Reckless warmongering and arms for the worst Gulf dictators: surely Johnson’s record is an open goal for the Labour opposition? Not under Keir Starmer. If the Labour leader’s domestic goal is to pose – unavailingly – as a more competent Johnson, on China Starmer has positioned himself as more aggressive still. Calling for ‘an end to the naivety of the golden era’, Shadow Foreign Secretary Lisa Nandy has urged the Tories to ban CCP officials from Britain, marginalise China at the UN, step up coordination with the US, and escalate the sanctions regime. Stephen Kinnock, Labour’s foreign policy spokesman on China, has asserted that ‘managing the rise of China is the number one geopolitical challenge the world is facing’, lambasting the Tories for their lack of success in ‘exerting or projecting our influence’ over the PRC. Nandy and Kinnock have also established close ties with the Tories’ foremost Sinophobe, the former Territorial Army officer Tom Tugendhat, who quipped that ‘Stephen Kinnock and I could give each other’s speeches on this subject’. Tugendhat’s ‘China Research Group’ – established to promote such policies as expelling Chinese students from British universities and sabotaging Belt and Road – was once seen as an association of hard-right Tory jingoists; but under Starmer, Labour MPs have been encouraged to join it.

The same pattern holds for other foreign policy decisions. Starmer claimed that the government had ‘badly underestimated the Russian threat and the response it required’; hinted at his support for an indefinite occupation of Afghanistan; and cheered the Tories’ attempt to immunize soldiers and spies from prosecution – while suggesting that the Overseas Operations Bill did not go far enough in this endeavour. The party welcomed Johnson’s historic expansion of the military budget and called for investment in extra nuclear submarines, expressing its ‘non-negotiable’ support for atomic weapons. 

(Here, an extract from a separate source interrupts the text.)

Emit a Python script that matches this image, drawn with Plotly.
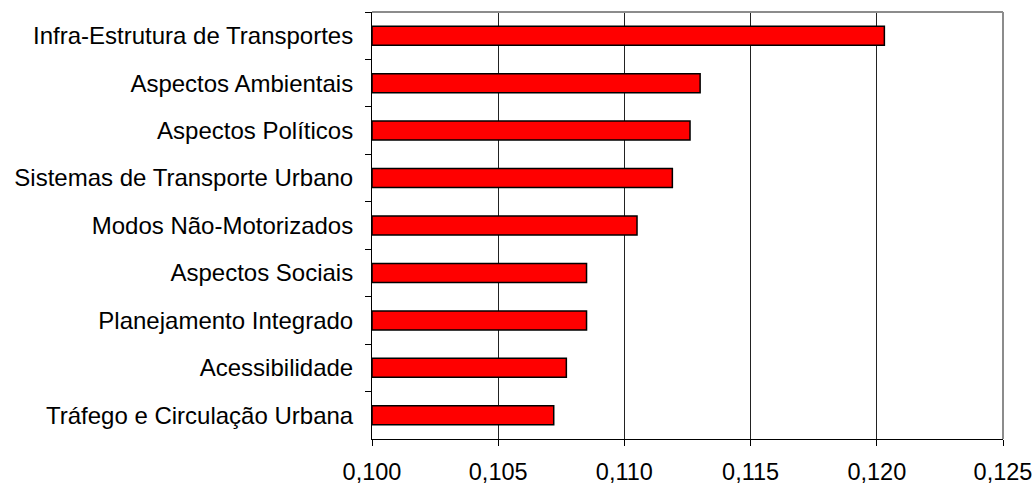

Such reassurances to the security establishment have, of course, run alongside Labour’s dogged attempts to eradicate any trace of anti-Zionism from its ranks. So far, Starmer has launched a purge against even the most moderate critics of Israeli ethnic cleansing. He has given a green light to Labour Friends of Israel as it lobbies the government to recognise Jerusalem as Israel’s capital, and implicitly blamed Hamas ‘rocket attacks’ for the Israeli government’s aerial onslaught against a trapped Palestinian population. The government Starmer hopes to lead would continue to supply Israel with the arms needed to maintain its illegal occupation of the West Bank and blockade of Gaza. Since Corbyn’s departure as leader and suspension from the PLP, both parliamentary blocs have reverted to the unabashed Altanticism of the new millennium. But whereas Blairism was met with a prominent anti-war movement, its latest variant – Global Britain – is yet to encounter such resistance.